> **Directions for this task**: From the listing below, output the lines between the one with "Reproduce this chart with matplotlib." and the one with "plt.rcParams['font.family'] = ['Liberation", including those two, and nothing else. Pictures are not copied.

(Extracted records)
───
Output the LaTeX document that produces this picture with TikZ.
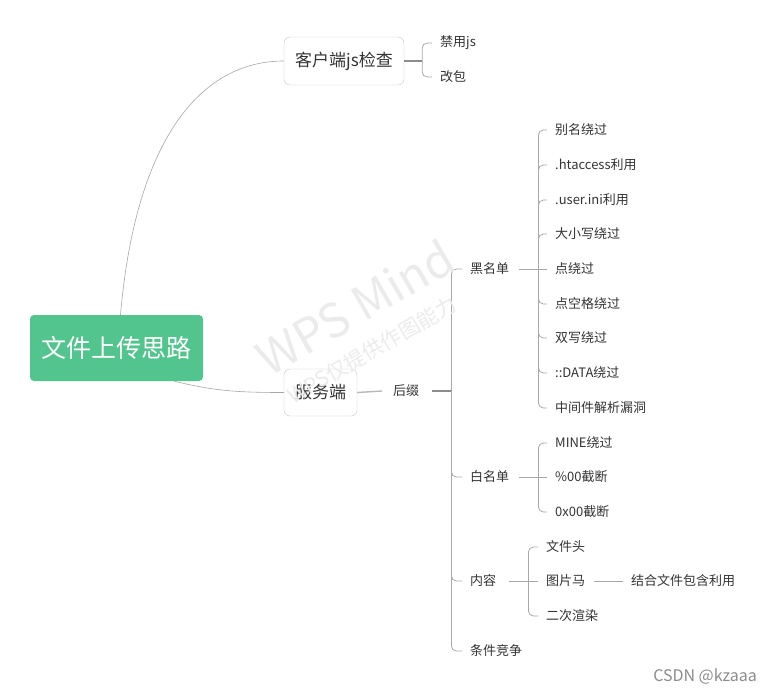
\documentclass[tikz,border=0pt]{standalone}
\usepackage{fontspec}
\setmainfont{Noto Sans CJK SC}
\usepackage{tikz}
\usetikzlibrary{calc, positioning}
\definecolor{mindgreen}{RGB}{82,196,141}
\definecolor{linegray}{RGB}{168,168,168}
\definecolor{txtgray}{RGB}{51,51,51}

\begin{document}
\begin{tikzpicture}[x=1pt, y=-1pt,
    rootbox/.style={fill=mindgreen, rounded corners=4pt, minimum width=173pt, minimum height=66pt, text=white, font=\fontsize{25}{25}\selectfont},
    topic/.style={draw=black!22, fill=white, rounded corners=6pt, minimum height=48pt, text=txtgray, font=\fontsize{17}{17}\selectfont},
    leaf/.style={anchor=west, inner sep=0pt, text=txtgray, font=\fontsize{13}{13}\selectfont},
    link/.style={draw=linegray, line width=0.8pt},
    stem/.style={draw=black!45, line width=1.5pt},
    curve/.style={draw=black!35, line width=0.6pt},
    wm/.style={text=black!8, inner sep=0pt, rotate=30}]
    \useasboundingbox (0,0) rectangle (774,696);
    \node[rootbox] (root) at (116.5,348) {文件上传思路};
    \node[topic, minimum width=120pt] (client) at (344,61) {客户端js检查};
    \node[topic, minimum width=73pt, minimum height=47pt] (server) at (320.5,392.5) {服务端};
    \node[leaf] (nojs)   at (440,43) {禁用js};
    \node[leaf] (repack) at (440,77) {改包};
    \node[leaf] (suffix) at (393,391) {后缀};
    \node[leaf] (black)   at (470,269) {黑名单};
    \node[leaf] (white)   at (470,477) {白名单};
    \node[leaf] (content) at (470,581) {内容};
    \node[leaf] (race)    at (470,651) {条件竞争};
    \node[leaf] (alias)   at (555,130) {别名绕过};
    \node[leaf] (htacc)   at (555,165) {.htaccess利用};
    \node[leaf] (userini) at (555,200) {.user.ini利用};
    \node[leaf] (case)    at (555,234) {大小写绕过};
    \node[leaf] (dot)     at (555,269) {点绕过};
    \node[leaf] (dotsp)   at (555,304) {点空格绕过};
    \node[leaf] (double)  at (555,338) {双写绕过};
    \node[leaf] (data)    at (555,373) {::DATA绕过};
    \node[leaf] (middle)  at (555,408) {中间件解析漏洞};
    \node[leaf] (mime)    at (555,443) {MINE绕过};
    \node[leaf] (pct)     at (555,477) {\%00截断};
    \node[leaf] (hex)     at (555,512) {0x00截断};
    \node[leaf] (header)  at (546,547) {文件头};
    \node[leaf] (imghorse) at (546,581) {图片马};
    \node[leaf] (rerender) at (546,616) {二次渲染};
    \node[leaf] (include) at (631,581) {结合文件包含利用};
    \node[anchor=east, inner sep=0pt, text=black!45, font=\fontsize{16}{16}\selectfont] (csdn) at (757,677) {CSDN @kzaaa};

    \draw[curve] ([xshift=4pt]root.north) .. controls ($(root.north)+(19,-174)$) and ($(client.west)+(-84,0)$) .. (client.west);
    \draw[curve] ([xshift=58pt]root.south) .. controls ($(root.south)+(98,10)$) and ($(server.west)+(-44,0)$) .. (server.west);

    \coordinate (cj) at ($(client.east)+(18,0)$);
    \draw[stem] (client.east) -- (cj);
    \draw[link, rounded corners=5pt] (cj) |- ([xshift=-8pt]nojs.west);
    \draw[link, rounded corners=5pt] (cj) |- ([xshift=-8pt]repack.west);

    \draw[draw=black!28, line width=1.4pt] (server.east) -- ([xshift=-11pt]suffix.west);
    \coordinate (hj) at ($(suffix.east)+(32,0)$);
    \draw[stem] ([xshift=13pt]suffix.east) -- (hj);
    \draw[link, rounded corners=5pt] (hj) |- ([xshift=-8pt]black.west);
    \draw[link, rounded corners=5pt] (hj) |- ([xshift=-8pt]white.west);
    \draw[link, rounded corners=5pt] (hj) |- ([xshift=-8pt]content.west);
    \draw[link, rounded corners=5pt] (hj) |- ([xshift=-8pt]race.west);

    \coordinate (bj) at ($(black.east)+(29,0)$);
    \draw[link] ([xshift=10pt]black.east) -- (bj);
    \draw[link, rounded corners=5pt] (bj) |- ([xshift=-8pt]alias.west);
    \draw[link, rounded corners=5pt] (bj) |- ([xshift=-8pt]htacc.west);
    \draw[link, rounded corners=5pt] (bj) |- ([xshift=-8pt]userini.west);
    \draw[link, rounded corners=5pt] (bj) |- ([xshift=-8pt]case.west);
    \draw[link] (bj) -- ([xshift=-8pt]dot.west);
    \draw[link, rounded corners=5pt] (bj) |- ([xshift=-8pt]dotsp.west);
    \draw[link, rounded corners=5pt] (bj) |- ([xshift=-8pt]double.west);
    \draw[link, rounded corners=5pt] (bj) |- ([xshift=-8pt]data.west);
    \draw[link, rounded corners=5pt] (bj) |- ([xshift=-8pt]middle.west);

    \coordinate (wj) at ($(white.east)+(29,0)$);
    \draw[link] ([xshift=10pt]white.east) -- (wj);
    \draw[link, rounded corners=5pt] (wj) |- ([xshift=-8pt]mime.west);
    \draw[link] (wj) -- ([xshift=-8pt]pct.west);
    \draw[link, rounded corners=5pt] (wj) |- ([xshift=-8pt]hex.west);

    \coordinate (nj) at ($(content.east)+(32,0)$);
    \draw[link] ([xshift=13pt]content.east) -- (nj);
    \draw[link, rounded corners=5pt] (nj) |- ([xshift=-8pt]header.west);
    \draw[link] (nj) -- ([xshift=-8pt]imghorse.west);
    \draw[link, rounded corners=5pt] (nj) |- ([xshift=-8pt]rerender.west);
    \draw[link] ([xshift=9pt]imghorse.east) -- ([xshift=-8pt]include.west);

    \node[wm, font=\fontsize{47}{47}\selectfont] (wpsmind) at (355,307) {WPS Mind};
    \node[wm, font=\fontsize{21}{21}\selectfont] (wpsnote) at (372,350) {WPS仅提供作图能力};
\end{tikzpicture}
\end{document}
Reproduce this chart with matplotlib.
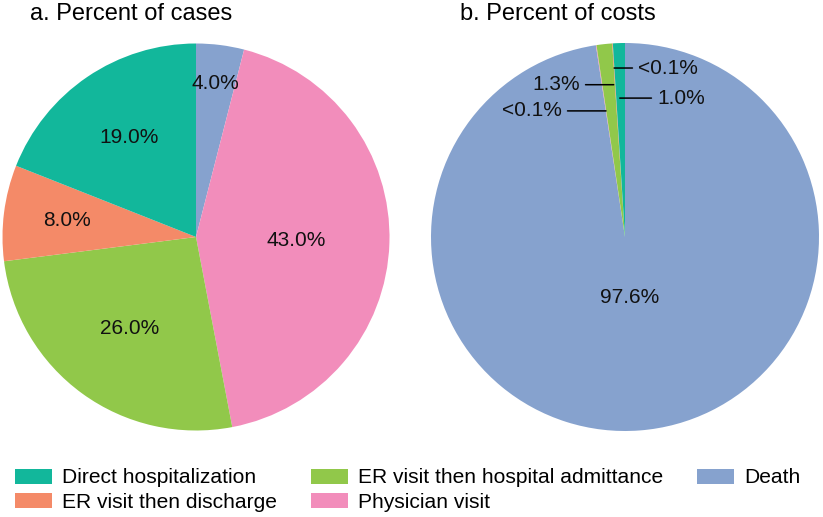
import numpy as np
import matplotlib
matplotlib.use("Agg")
import matplotlib.pyplot as plt

plt.rcParams['font.family'] = ['Liberation Sans', 'DejaVu Sans']

# Data (clockwise from 12 o'clock)
categories = ["Death", "Physician visit", "ER visit then hospital admittance",
              "ER visit then discharge", "Direct hospitalization"]
cases_pct = [4.0, 43.0, 26.0, 8.0, 19.0]
cases_labels = ["4.0%", "43.0%", "26.0%", "8.0%", "19.0%"]
costs_pct = [97.6, 0.05, 1.3, 0.05, 1.0]
costs_labels = ["97.6%", "<0.1%", "1.3%", "<0.1%", "1.0%"]
colors = ["#86a2ce", "#f28dbb", "#91c84a", "#f48a68", "#12b79b"]
legend_order = ["Direct hospitalization", "ER visit then discharge",
                "ER visit then hospital admittance", "Physician visit", "Death"]

W, H = 823, 517
fig = plt.figure(figsize=(W / 100, H / 100), dpi=100)

def px_axes(cx, cy, r):
    return fig.add_axes([(cx - r) / W, (H - cy - r) / H, 2 * r / W, 2 * r / H])

txt_kw = dict(fontsize=15, color="#111111")

# Pie a
ax1 = px_axes(196, 237, 193.5)
w1, _ = ax1.pie(cases_pct, colors=colors, startangle=90, counterclock=False,
                radius=1, labels=None, wedgeprops=dict(linewidth=0))
ax1.set_xlim(-1, 1); ax1.set_ylim(-1, 1); ax1.set_aspect('equal'); ax1.axis('off')
dists_a = [0.80, 0.52, 0.585, 0.67, 0.62]
for w, lab, d in zip(w1, cases_labels, dists_a):
    ang = np.deg2rad((w.theta1 + w.theta2) / 2)
    ax1.text(d * np.cos(ang), d * np.sin(ang), lab, ha='center', va='center', **txt_kw)
for w, c in zip(w1, categories):
    w.set_label(c)

# Pie b
ax2 = px_axes(625, 237, 194)
w2, _ = ax2.pie(costs_pct, colors=colors, startangle=90, counterclock=False,
                radius=1, labels=None, wedgeprops=dict(linewidth=0))
ax2.set_xlim(-1, 1); ax2.set_ylim(-1, 1); ax2.set_aspect('equal'); ax2.axis('off')

# big label
ang = np.deg2rad((w2[0].theta1 + w2[0].theta2) / 2)
ax2.text(0.315 * np.cos(ang), 0.315 * np.sin(ang), costs_labels[0], ha='center', va='center', **txt_kw)

# small labels with leader lines: (index, y, frac within wedge, text x, ha)
small = [
    (3, 0.871, 0.5, 0.067, 'left'),
    (4, 0.716, 0.6, 0.165, 'left'),
    (2, 0.785, 0.1, -0.232, 'right'),
    (1, 0.650, 0.5, -0.325, 'right'),
]
for idx, y, frac, tx, ha in small:
    w = w2[idx]
    phi = np.deg2rad(w.theta1 + frac * (w.theta2 - w.theta1))
    x = y * np.cos(phi) / np.sin(phi)
    ax2.annotate(costs_labels[idx], xy=(x, y), xytext=(tx, y), ha=ha, va='center',
                 arrowprops=dict(arrowstyle='-', color='black', lw=1.1, shrinkB=0),
                 **txt_kw)

# Titles
fig.text(30 / W, (H - 20) / H, "a. Percent of cases", fontsize=17, va='baseline', ha='left')
fig.text(460 / W, (H - 20) / H, "b. Percent of costs", fontsize=17, va='baseline', ha='left')

# Legend
hmap = {c: w for c, w in zip(categories, w1)}
handles = [hmap[c] for c in legend_order]
fig.legend(handles, legend_order, ncol=3, loc='center left',
           bbox_to_anchor=(15 / W, (H - 490) / H), frameon=False, fontsize=15.1,
           handlelength=1.78, handleheight=0.72, handletextpad=0.48,
           columnspacing=1.6, labelspacing=0.25, borderpad=0, borderaxespad=0)

fig.savefig("out.png", dpi=100)
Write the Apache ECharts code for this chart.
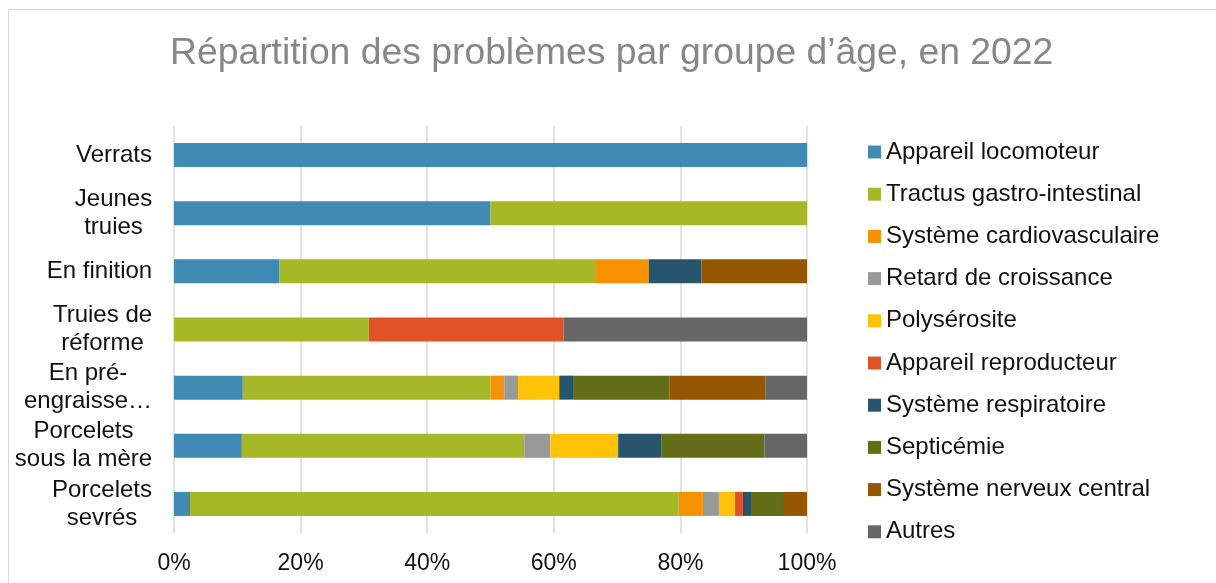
<!DOCTYPE html>
<html>
<head>
<meta charset="utf-8">
<script src="https://cdn.jsdelivr.net/npm/echarts@6/dist/echarts.min.js"></script>
<style>
  html, body { margin: 0; padding: 0; background: #fff; }
  #chart { width: 1216px; height: 583px; }
</style>
</head>
<body>
<div id="chart"></div>
<script>
// groupes d'âge, du haut vers le bas
const groupes = ['Verrats', 'Jeunes\ntruies', 'En finition', 'Truies de\nréforme', 'En pré-\nengraisse…', 'Porcelets\nsous la mère', 'Porcelets\nsevrés'];
const ticks = [0, 20, 40, 60, 80, 100];

// parts en % par problème (même ordre que groupes)
const locomoteur    = [100, 50, 16.67, 0, 10.87, 10.72, 2.53];
const gastro        = [0, 50, 50, 30.77, 39.13, 44.61, 77.22];
const cardio        = [0, 0, 8.33, 0, 2.17, 0, 3.80];
const retard        = [0, 0, 0, 0, 2.17, 4.12, 2.53];
const polyserosite  = [0, 0, 0, 0, 6.52, 10.72, 2.53];
const reproducteur  = [0, 0, 0, 30.77, 0, 0, 1.27];
const respiratoire  = [0, 0, 8.33, 0, 2.17, 6.79, 1.27];
const septicemie    = [0, 0, 0, 0, 15.22, 16.32, 5.06];
const nerveux       = [0, 0, 16.67, 0, 15.22, 0, 3.80];
const autres        = [0, 0, 0, 38.46, 6.52, 6.72, 0];

const FONT = '"Liberation Sans", Arial, sans-serif';

const series = [
  { name: 'Appareil locomoteur', data: locomoteur, color: '#418AB3' },
  { name: 'Tractus gastro-intestinal', data: gastro, color: '#A6B727' },
  { name: 'Système cardiovasculaire', data: cardio, color: '#F69200' },
  { name: 'Retard de croissance', data: retard, color: '#999999' },
  { name: 'Polysérosite', data: polyserosite, color: '#FEC306' },
  { name: 'Appareil reproducteur', data: reproducteur, color: '#DF5327' },
  { name: 'Système respiratoire', data: respiratoire, color: '#27556C' },
  { name: 'Septicémie', data: septicemie, color: '#646E19' },
  { name: 'Système nerveux central', data: nerveux, color: '#945700' },
  { name: 'Autres', data: autres, color: '#666666' }
].map(s => ({
  name: s.name,
  type: 'bar',
  stack: 'total',
  barWidth: 24,
  data: s.data,
  itemStyle: { color: s.color },
  emphasis: { disabled: true }
}));

// largeur de chaque étiquette pour centrer les lignes dans un bloc aligné à droite
const ctx = document.createElement('canvas').getContext('2d');
ctx.font = '24px ' + FONT;
const yData = groupes.map(g => ({
  value: g,
  textStyle: { width: Math.ceil(Math.max(...g.split('\n').map(l => ctx.measureText(l).width))) + 1 }
}));

const chart = echarts.init(document.getElementById('chart'));
chart.setOption({
  animation: false,
  backgroundColor: '#fff',
  title: {
    text: 'Répartition des problèmes par groupe d’âge, en 2022',
    left: 170,
    top: 35,
    padding: 0,
    textStyle: { fontFamily: FONT, fontSize: 37.3, fontWeight: 'normal', color: '#878787' }
  },
  graphic: [{
    type: 'rect',
    shape: { x: 8.5, y: 9.5, width: 1230, height: 600 },
    style: { fill: 'none', stroke: '#d9d9d9', lineWidth: 1 }
  }],
  legend: {
    orient: 'vertical',
    left: 868,
    top: 140,
    padding: 0,
    itemWidth: 13,
    itemHeight: 13,
    itemGap: 18.2,
    icon: 'rect',
    data: series.map(s => s.name),
    textStyle: { fontFamily: FONT, fontSize: 24, color: '#111', lineHeight: 24 }
  },
  grid: { left: 174, right: 409, top: 126, bottom: 50, outerBoundsMode: 'none' },
  xAxis: {
    type: 'value',
    min: ticks[0],
    max: ticks[ticks.length - 1],
    interval: 20,
    axisLine: { show: false },
    axisTick: { show: false },
    splitLine: { lineStyle: { color: '#d9d9d9', width: 1.5 } },
    axisLabel: { fontFamily: FONT, fontSize: 23, color: '#111', margin: 19, formatter: '{value}%' }
  },
  yAxis: {
    type: 'category',
    inverse: true,
    data: yData,
    axisLine: { show: false },
    axisTick: { show: false },
    axisLabel: {
      margin: 21,
      fontFamily: FONT,
      fontSize: 24,
      color: '#111',
      lineHeight: 28,
      formatter: v => v.split('\n').map(l => '{c|' + l + '}').join('\n'),
      rich: { c: { align: 'center', fontFamily: FONT, fontSize: 24, color: '#111', lineHeight: 28 } }
    }
  },
  series: series
});
</script>
</body>
</html>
───
> **Output**:
Reproduce this chart with matplotlib.
import numpy as np
import matplotlib
matplotlib.use("Agg")
import matplotlib.pyplot as plt

plt.rcParams['font.family'] = ['Liberation Sans', 'DejaVu Sans']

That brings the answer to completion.